Thursday, July 19, 2012

Voting and Voter Fraud

You need a photo identification to board a plane, to get a library card, and so forth and so on. Therefore, the argument goes, there's nothing wrong with requiring people to show a photo id when they vote. It will prevent voter fraud.

Well, I beg to differ. Voting is fundamental to our continued democracy. Although we don't want any voting by persons who are ineligible - non-citizens and the deceased are often mentioned - we do want everyone who is eligible to vote to be able to do so, and a purpose of government is to make voting as convenient as possible, not put obstacles in the path of anyone who wishes to exercise his or her right.

Nor does the fraud argument stand daytime scrutiny. Is there any credible evidence of significant voter fraud at any polling place around the country? If we're worried about chicanery among election officials, I'd say that's a legitimate concern, but requiring people to produce an identification the day they vote doesn't address this. It seems to me that voter photo id's is a solution in search of a problem.

Now I'll mention something that I think is real food for thought. Many states now have voting by mail. It's the way I've voted the last few years, to cite a personal example. It's supposed to be less expensive than buying voting machines and maintaining polling places is. But who's to say who is actually casting those ballots?
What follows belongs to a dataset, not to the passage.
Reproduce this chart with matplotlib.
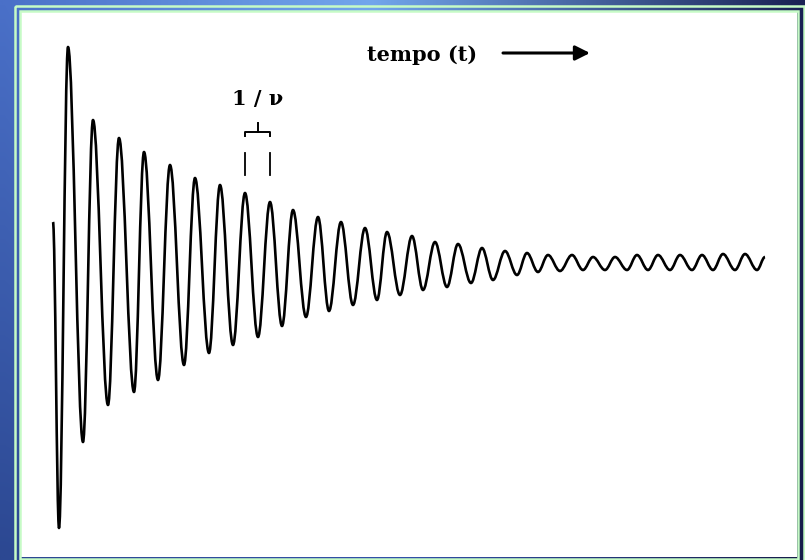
import numpy as np
import matplotlib.pyplot as plt
from matplotlib.path import Path
from matplotlib.patches import PathPatch, Rectangle

# Free induction decay: turning points of the signal (time, amplitude), arbitrary units
t_ext = [-0.2, 0.4, 1.3, 2.8, 3.8, 5.3, 6.4, 7.9, 8.9, 10.3,
         11.5, 12.9, 14.0, 15.4, 16.5, 17.8, 19.0, 20.3, 21.5, 22.7,
         23.8, 25.1, 26.3, 27.4, 28.6, 29.8, 31.0, 32.2, 33.2, 34.5,
         35.7, 36.8, 38.0, 39.2, 40.3, 41.6, 42.7, 43.8, 45.0, 46.2,
         47.2, 48.3, 49.3, 50.5, 51.7, 52.8, 53.8, 55.0, 56.0, 57.2,
         58.2, 59.3, 60.3, 61.5, 62.5, 63.7, 64.7, 65.8, 66.8, 68.0,
         69.0, 70.2, 71.0]
a_ext = [4.0, -26.6, 21.5, -18.0, 14.2, -14.3, 12.4, -13.0, 11.0, -11.8,
         9.7, -10.3, 8.4, -9.1, 7.7, -8.3, 6.9, -7.5, 6.0, -6.4,
         5.2, -5.5, 4.5, -4.9, 4.0, -4.3, 3.4, -3.8, 3.0, -3.3,
         2.6, -2.8, 2.0, -2.5, 1.8, -2.1, 1.4, -1.8, 1.1, -1.3,
         0.9, -1.0, 0.7, -0.9, 0.7, -0.8, 0.5, -0.8, 0.5, -0.8,
         0.7, -0.8, 0.7, -0.8, 0.7, -0.8, 0.7, -0.8, 0.8, -0.8,
         0.8, -0.8, 0.5]

# the two neighbouring maxima spanned by the 1/nu bracket
period_peaks = (16, 18)

title_text = 'tempo (t)'
period_text = '1 / \u03bd'

W, H = 805, 560
GREEN = '#c6fbc6'


def background(ax):
    # blue gradient behind the framed panel
    xs = np.linspace(0, 1, 81)
    top = np.stack([np.interp(xs, [0, 0.46, 1], c) for c in
                    ([74, 114, 26], [112, 166, 34], [200, 236, 84])], axis=-1)
    bot = np.stack([np.interp(xs, [0, 0.5, 1], c) for c in
                    ([44, 50, 22], [72, 80, 28], [146, 170, 74])], axis=-1)
    ys = np.linspace(0, 1, 56)[:, None, None]
    img = (top[None] * (1 - ys) + bot[None] * ys) / 255.0
    ax.imshow(img, extent=(0, W, H, 0), aspect='auto', interpolation='bilinear')

    ax.add_patch(Rectangle((21, 12), 776, 545, facecolor='white', edgecolor='none'))
    ax.add_patch(Rectangle((15.3, 6.3), 788.2, 600, fill=False, edgecolor=GREEN, lw=1.8))
    ax.add_patch(Rectangle((19.8, 10.8), 778.4, 547.7, fill=False, edgecolor=GREEN, lw=1.8))
    ax.set_xlim(0, W)
    ax.set_ylim(H, 0)
    ax.axis('off')


def signal_path(t, a, k=0.36):
    verts = [(t[0], a[0])]
    codes = [Path.MOVETO]
    for i in range(1, len(t)):
        dt = t[i] - t[i - 1]
        verts += [(t[i - 1] + k * dt, a[i - 1]), (t[i] - k * dt, a[i]), (t[i], a[i])]
        codes += [Path.CURVE4] * 3
    return Path(verts, codes)


def main():
    fig = plt.figure(figsize=(W / 100, H / 100), dpi=100)

    bg = fig.add_axes([0, 0, 1, 1])
    background(bg)

    ax = fig.add_axes([0, 0, 1, 1])
    ax.patch.set_alpha(0)
    ax.set_xlim(-5.5, 75.0)
    ax.set_ylim(-29.8, 26.2)
    ax.axis('off')

    ax.add_patch(PathPatch(signal_path(t_ext, a_ext), fill=False,
                           edgecolor='black', lw=1.9, joinstyle='round'))

    # time label and arrow
    ax.text(36.7, 20.7, title_text, family='DejaVu Serif', weight='bold',
            fontsize=15, ha='center', va='center')
    ax.annotate('', xy=(53.5, 20.9), xytext=(44.8, 20.9),
                arrowprops=dict(arrowstyle='-|>', color='black', lw=2.2,
                                mutation_scale=22, shrinkA=0, shrinkB=0))

    # period bracket over two successive maxima
    x0, x1 = t_ext[period_peaks[0]], t_ext[period_peaks[1]]
    xm = (x0 + x1) / 2
    ax.plot([x0, x0, x1, x1], [12.6, 13.0, 13.0, 12.6], color='black', lw=1.4)
    ax.plot([xm, xm], [13.0, 13.9], color='black', lw=1.4)
    ax.plot([x0, x0], [8.7, 10.9], color='black', lw=1.3)
    ax.plot([x1, x1], [8.7, 10.9], color='black', lw=1.3)
    ax.text(xm, 16.3, period_text, family='DejaVu Serif', weight='bold',
            fontsize=15, ha='center', va='center')

    fig.savefig('out.png', dpi=100)


if __name__ == '__main__':
    main()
"Grandma's sick and doesn't know what's going on, so I'll just mail in her ballot with my selections," or "Our boy's away at college and his registration is still here, so we'll guess how he'd want to vote."

I'm sure readers can think of other scenarios.

 Voters are expected to sign their ballots under penalty of perjury, but I really really doubt that anyone scrutinizes signatures, or that city or county clerks keep samples of voters' signatures for comparison.

It strikes me there is a much greater potential for fraud by mail-in ballot than by polling place deceit.